Written by Clay Smith
EDACS is accurate and safe to use in practice for chest pain risk stratification and likely allows more patients to be discharged than the HEART score.
Why does this matter?
Chest pain risk scores can help us decide which patients to send home vs staying for further workup. The HEART score has a pooled sensitivity of about 96% and specificity 42%. But in a head-to-head comparison, EDACS and T-MAC were superior to HEART. Also, EDACS is easy to score and has clear, non-subjective criteria. Now that multiple studies have looked at EDACS, what’s the consensus on its accuracy?
Missing heart attacks? Use EDACS…
This was a systematic review and meta-analysis of 8 studies assessing diagnostic accuracy (combined n=11,578). Pooled sensitivity of EDACS was 96.1%, specificity 66.1%. Over half the patients scored were determined to be low risk and eligible for early discharge. Just 0.54% (62/11,578) had MACE within 30 days.
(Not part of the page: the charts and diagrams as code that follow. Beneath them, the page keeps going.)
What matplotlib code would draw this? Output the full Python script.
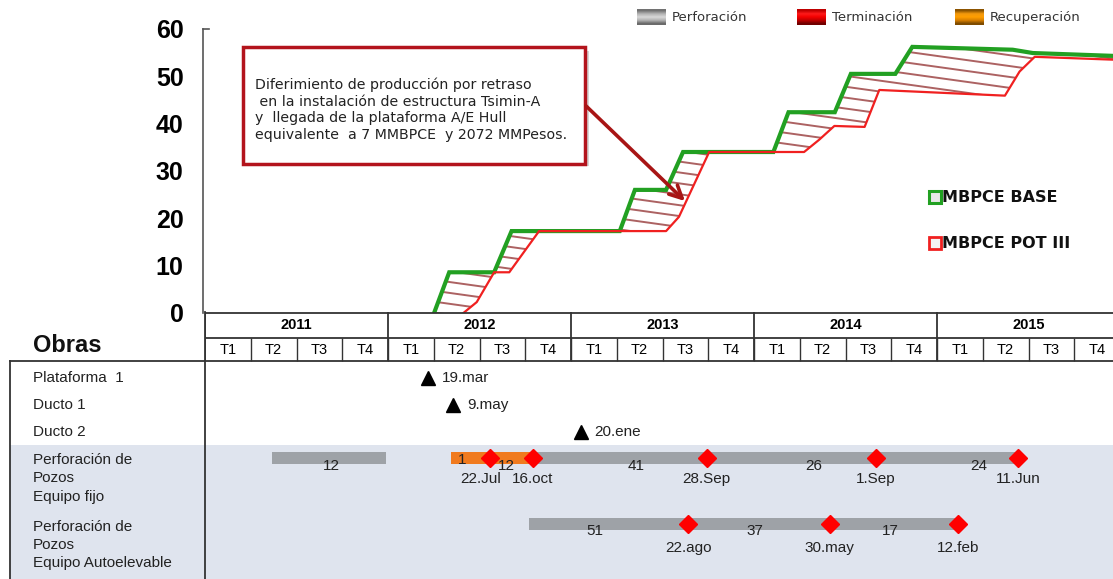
import numpy as np
import matplotlib.pyplot as plt
from matplotlib.patches import Rectangle
from matplotlib.collections import LineCollection
from matplotlib.path import Path

# production curves (x in quarters counted from 2011 T1, y in MBPCE)
green_x = [5.04, 5.37, 6.35, 6.73, 9.09, 9.42, 10.1, 10.47, 12.44, 12.77, 13.78, 14.13, 15.1, 15.47, 17.66, 18.1, 19.85]
green_y = [0, 8.6, 8.6, 17.3, 17.3, 26.0, 26.0, 34.0, 34.0, 42.4, 42.4, 50.5, 50.5, 56.2, 55.6, 54.9, 54.3]
red_x = [5.68, 5.97, 6.35, 6.68, 7.33, 10.1, 10.38, 11.04, 13.11, 13.44, 13.77, 14.43, 14.75, 17.49, 17.81, 18.14, 19.85]
red_y = [0, 2.3, 8.6, 8.6, 17.3, 17.3, 20.3, 34.0, 34.0, 36.6, 39.5, 39.3, 47.1, 45.9, 51.0, 54.1, 53.5]

years = ['2011', '2012', '2013', '2014', '2015']
quarters = ['T1', 'T2', 'T3', 'T4']
y_ticks = [0, 10, 20, 30, 40, 50, 60]

note = ['Diferimiento de producción por retraso',
        ' en la instalación de estructura Tsimin-A',
        'y  llegada de la plataforma A/E Hull',
        'equivalente  a 7 MMBPCE  y 2072 MMPesos.']

row_labels = ['Plataforma  1', 'Ducto 1', 'Ducto 2',
              'Perforación de\nPozos\nEquipo fijo',
              'Perforación de\nPozos\nEquipo Autoelevable']

# milestones (triangles)
hitos = [(2012, 3, 19), (2012, 5, 9), (2013, 1, 20)]
hitos_lbl = ['19.mar', '9.may', '20.ene']

# Equipo fijo
fijo_gray = [((2011, 5, 12), (2011, 12, 28)), ((2012, 10, 10), (2015, 6, 11))]
fijo_orange = [((2012, 5, 5), (2012, 10, 16))]
fijo_dates = [(2012, 7, 22), (2012, 10, 16), (2013, 9, 28), (2014, 9, 1), (2015, 6, 11)]
fijo_dlbl = ['22.Jul', '16.oct', '28.Sep', '1.Sep', '11.Jun']
fijo_counts = ['12', '1', '12', '41', '26', '24']
fijo_cpos = [2.77, 5.62, 6.59, 9.42, 13.3, 16.92]

# Equipo autoelevable
auto_gray = [((2012, 10, 8), (2015, 2, 12))]
auto_dates = [(2013, 8, 22), (2014, 5, 30), (2015, 2, 12)]
auto_dlbl = ['22.ago', '30.may', '12.feb']
auto_counts = ['51', '37', '17']
auto_cpos = [8.52, 12.03, 14.97]


def q(d):
    y, m, dd = d
    return (y - 2011) * 4 + (m - 1 + (dd - 1) / 30.0) / 3.0


W, H = 1113, 579
fig = plt.figure(figsize=(W / 100, H / 100), dpi=100)
SANS = ['Liberation Sans', 'DejaVu Sans']
TXT = '#222222'

bg = fig.add_axes([0, 0, 1, 1])
bg.set_xlim(0, W)
bg.set_ylim(H, 0)
bg.axis('off')

# shaded rows and left column frame
bg.add_patch(Rectangle((10, 445), W - 10, H - 445, fc='#dfe4ee', ec='none'))
bg.plot([10, W], [361, 361], color='#333333', lw=1.3)
bg.plot([10, 10], [361, H], color='#333333', lw=1.3)
bg.plot([205, 205], [312, H], color='#333333', lw=1.3)
bg.text(33, 345, 'Obras', fontsize=17, fontweight='bold', family=SANS, va='center', color='#111111')
row_y = [378, 405, 432, 478.5, 545]
for lbl, yy in zip(row_labels, row_y):
    bg.text(33, yy, lbl, fontsize=11, family=SANS, va='center', color=TXT, linespacing=1.38)

# chart
ax = fig.add_axes([203 / W, (H - 313) / H, 917 / W, 313 / H])
ax.patch.set_alpha(0)
ax.set_xlim(0, 20)
ax.set_ylim(0, 66.1)
for s in ['top', 'right', 'bottom']:
    ax.spines[s].set_visible(False)
ax.spines['left'].set_color('#555555')
ax.spines['left'].set_linewidth(1.2)
ax.spines['left'].set_bounds(0, 60)
ax.plot([0, 0.13], [60, 60], color='#555555', lw=1.2, clip_on=False)
ax.set_xticks([])
ax.set_yticks(y_ticks)
ax.set_yticklabels([str(v) for v in y_ticks], fontsize=18, fontweight='bold', family=SANS)
ax.tick_params(axis='y', length=0, pad=14)

xs = np.linspace(5.0, 19.85, 3000)
g = np.interp(xs, green_x, green_y, left=0)
r = np.interp(xs, red_x, red_y, left=0)
fb = ax.fill_between(xs, r, g, where=g > r + 0.1, facecolor='none', edgecolor='none')
clip = Path.make_compound_path(*fb.get_paths())
segs = [[(0, c), (20, c - 1.35 * 20)] for c in np.arange(0, 110, 2.3)]
lc = LineCollection(segs, colors='#9e4646', linewidths=1.4, alpha=0.85)
ax.add_collection(lc)
lc.set_clip_path(clip, ax.transData)

ax.plot(green_x, green_y, color='#22a022', lw=3, solid_joinstyle='miter')
ax.plot(red_x, red_y, color='#f02020', lw=1.6)

# gantt / header
gt = fig.add_axes([205 / W, 0, 915 / W, (H - 312) / H])
gt.patch.set_alpha(0)
gt.set_xlim(0, 20)
gt.set_ylim(H, 312)
gt.axis('off')
gt.hlines([312.5, 338], 0, 20, color='#333333', lw=1.3)
gt.vlines([0, 4, 8, 12, 16, 20], 312, 361, color='#333333', lw=1.3)
gt.vlines(range(1, 20), 338, 361, color='#333333', lw=1.0)
for i, yl in enumerate(years):
    gt.text(i * 4 + 2, 325, yl, ha='center', va='center', fontsize=10.5, fontweight='bold', family=SANS)
    for j, ql in enumerate(quarters):
        gt.text(i * 4 + j + 0.5, 350, ql, ha='center', va='center', fontsize=10.5, family=SANS)

for d, lbl, yy in zip(hitos, hitos_lbl, row_y[:3]):
    gt.plot(q(d), yy, marker='^', ms=10, color='black', clip_on=False)
    gt.annotate(lbl, (q(d), yy), xytext=(10, 0), textcoords='offset points',
                va='center', fontsize=11, family=SANS, color=TXT)

bar_gray = '#9ea2a7'
fy, ay = 458, 524
for a, b in fijo_gray:
    gt.barh(fy, q(b) - q(a), left=q(a), height=12, color=bar_gray)
for a, b in fijo_orange:
    gt.barh(fy, q(b) - q(a), left=q(a), height=12, color='#f07a1e')
for a, b in auto_gray:
    gt.barh(ay, q(b) - q(a), left=q(a), height=12, color=bar_gray)

fx = [q(d) for d in fijo_dates]
gt.plot(fx, [fy] * len(fx), 'D', color='#ff0000', ms=9, clip_on=False)
dx = {'22.Jul': -7}
for x, lbl in zip(fx, fijo_dlbl):
    gt.annotate(lbl, (x, fy), xytext=(dx.get(lbl, 0), -15), textcoords='offset points',
                ha='center', va='center', fontsize=11, family=SANS, color=TXT)
for x, lbl in zip(fijo_cpos, fijo_counts):
    off = 2 if lbl == '1' else 8
    gt.text(x, fy + off, lbl, ha='center', va='center', fontsize=11, family=SANS, color=TXT)

axx = [q(d) for d in auto_dates]
gt.plot(axx, [ay] * len(axx), 'D', color='#ff0000', ms=9, clip_on=False)
for x, lbl in zip(axx, auto_dlbl):
    gt.annotate(lbl, (x, ay), xytext=(0, -17), textcoords='offset points',
                ha='center', va='center', fontsize=11, family=SANS, color=TXT)
for x, lbl in zip(auto_cpos, auto_counts):
    gt.text(x, ay + 7, lbl, ha='center', va='center', fontsize=11, family=SANS, color=TXT)

# overlay: note box, arrow, legends
ov = fig.add_axes([0, 0, 1, 1])
ov.patch.set_alpha(0)
ov.axis('off')


def grad(rows):
    return np.array(rows, dtype=float).reshape(-1, 1, 3)


boxes = [
    (637, 'Perforación', grad([[.45, .45, .45], [.7, .7, .7], [.85, .85, .85], [.7, .7, .7], [.42, .42, .42]])),
    (797, 'Terminación', grad([[.75, 0, 0], [1, .1, .1], [.95, 0, 0], [.75, 0, 0], [.45, 0, 0]])),
    (955, 'Recuperación', grad([[.55, .33, 0], [.95, .6, .05], [1, .62, 0], [.85, .5, 0], [.5, .3, 0]])),
]
for x0, lbl, img in boxes:
    ov.imshow(img, extent=(x0, x0 + 29, 25, 9), aspect='auto', interpolation='bilinear')
    ov.text(x0 + 35, 17.5, lbl, fontsize=9.5, va='center', color='#333333')

ov.add_patch(Rectangle((247, 51), 342, 115, fc='#d6d6d6', ec='none', zorder=3))
ov.add_patch(Rectangle((243, 47), 342, 117, fc='white', ec='#b3141c', lw=2.5, zorder=4))
for i, line in enumerate(note):
    ov.text(255, 85 + i * 16.5, line, fontsize=10.2, va='center', color=TXT, zorder=5)
ov.annotate('', xy=(687, 203), xytext=(584, 104),
            arrowprops=dict(arrowstyle='->,head_length=0.9,head_width=0.45', color='#a81515', lw=2.6),
            zorder=6)

ov.plot(935, 197, marker='s', ms=8, mfc='#e8e8e8', mec='#22a022', mew=2.2)
ov.text(942, 197, 'MBPCE BASE', fontsize=11.5, fontweight='bold', va='center', color='#111111')
ov.plot(935, 243, marker='s', ms=8, mfc='#f4f4f4', mec='#f02020', mew=2.0)
ov.text(942, 243, 'MBPCE POT III', fontsize=11.5, fontweight='bold', va='center', color='#111111')
ov.set_xlim(0, W)
ov.set_ylim(H, 0)

fig.savefig('out.png', dpi=100)
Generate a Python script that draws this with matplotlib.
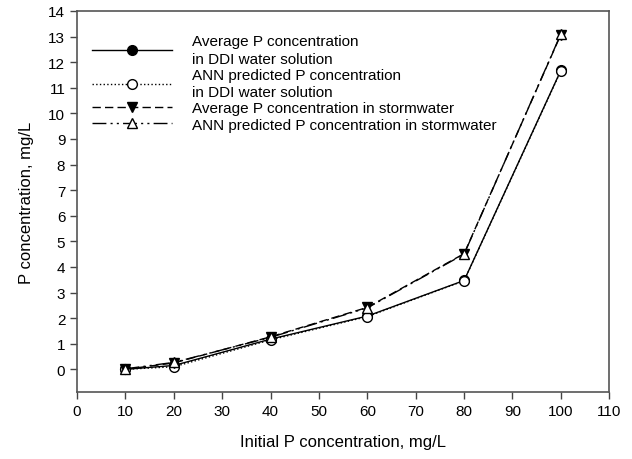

With a pretest probability of MACE at around 11% in these combined studies and a negative likelihood ratio of 0.06 with a low-risk EDACS, the calculated post-test probability of missing MACE was around 0.7%. There was some heterogeneity among studies, likely having to do with how certain aspects of EDACS are emphasized or deemphasized at certain study locations, such as assessing chest wall tenderness.
The Diagnostic Accuracy of the Emergency Department Assessment of Chest Pain (EDACS) Score: A Systematic Review and Meta-analysis. Ann Emerg Med. 2021 Apr;77(4):433-441. doi: 10.1016/j.annemergmed.2020.10.020. Epub 2021 Jan 16.